The commission decided the city should take the time to thoroughly consider those questions. The board rejected the most controversial proposal under consideration Monday, which would require developers to mitigate any removed trees inch-for-inch, based on diameter at breast height.
It also voted unanimously to begin the process of creating a citizen-led advisory board to deal with tree-related issues, with the goal of devising new regulations that are less controversial.
Arlington Park resident Nathan Wilson has been a leading advocate for a stronger tree protection ordinance, and he was pleased with the outcome of Monday’s meeting. The city did approve one new regulation, which allows building to plant trees on private property within a neighborhood — if there are any volunteers — to mitigate for the impact of their project.
Wilson also saw the presence of the development community as a good thing, even if they were upset about regulations.

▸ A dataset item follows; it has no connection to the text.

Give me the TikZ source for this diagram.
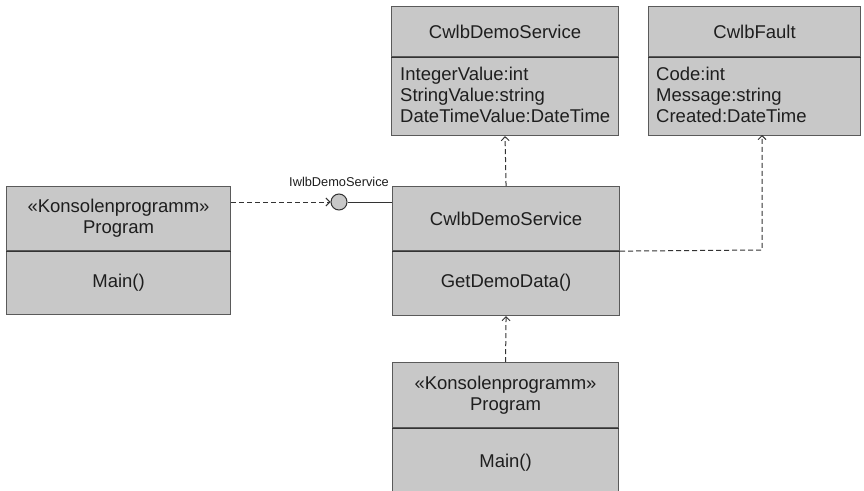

As the city has approved previous changes to the tree ordinance, there were few voices from builders sharing their thoughts.
Wilson hopes that now, with an advisory board coming together, both sides will be able to work collaboratively toward a solution.
“I’m not a builder; I don’t know the problems they’re having,” Wilson said. “I just know the problems I’m having. I think it’s great if we all get together and work it out.”
In other action at Monday’s commission meeting:
- The board voted unanimously to begin the process of renaming Pineapple Park for Paul Thorpe. Dozens of residents showed up to advocate for honoring Thorpe, whose contributions during more than four decades in Sarasota have earned him the nickname “Mr. Downtown.”
Staff is preparing a formal resolution to change the name of the park, located at Pineapple Avenue and Lemon Avenue, for the June 19 commission meeting.
- The commission canceled its search for artwork at the State Street parking garage following concerns regarding a potential conflict of interest.
The city demoted and docked the salary of three employees, including Parking Manager Mark Lyons, after they failed to inform the Public Art Committee that one of the final proposals for the garage project came from Lyons’ son-in-law.
The commission directed staff to put out another call to artists for proposals for artwork within the garage.
- In a 3-2 vote, the commission decided to go forward with an effort to recoup legal fees from Citizens for Sunshine following the conclusion of the lawsuit against former Commissioner Susan Chapman.
Commissioners expressed a desire to push back against Citizens for Sunshine, which attempted to expand the scope of the state’s open meeting laws in the suit against Chapman, according to City Attorney Robert Fournier. But Fournier and Chapman’s Attorney, Thomas Schults, acknowledged the odds of recouping the nearly $400,000 in legal fees the city has spent are low, because Citizens for Sunshine has claimed it has no assets.
- The commission appointed architect Damien Blumetti and neighborhood leader Kathy Kelley Ohlrich to join the Planning Board.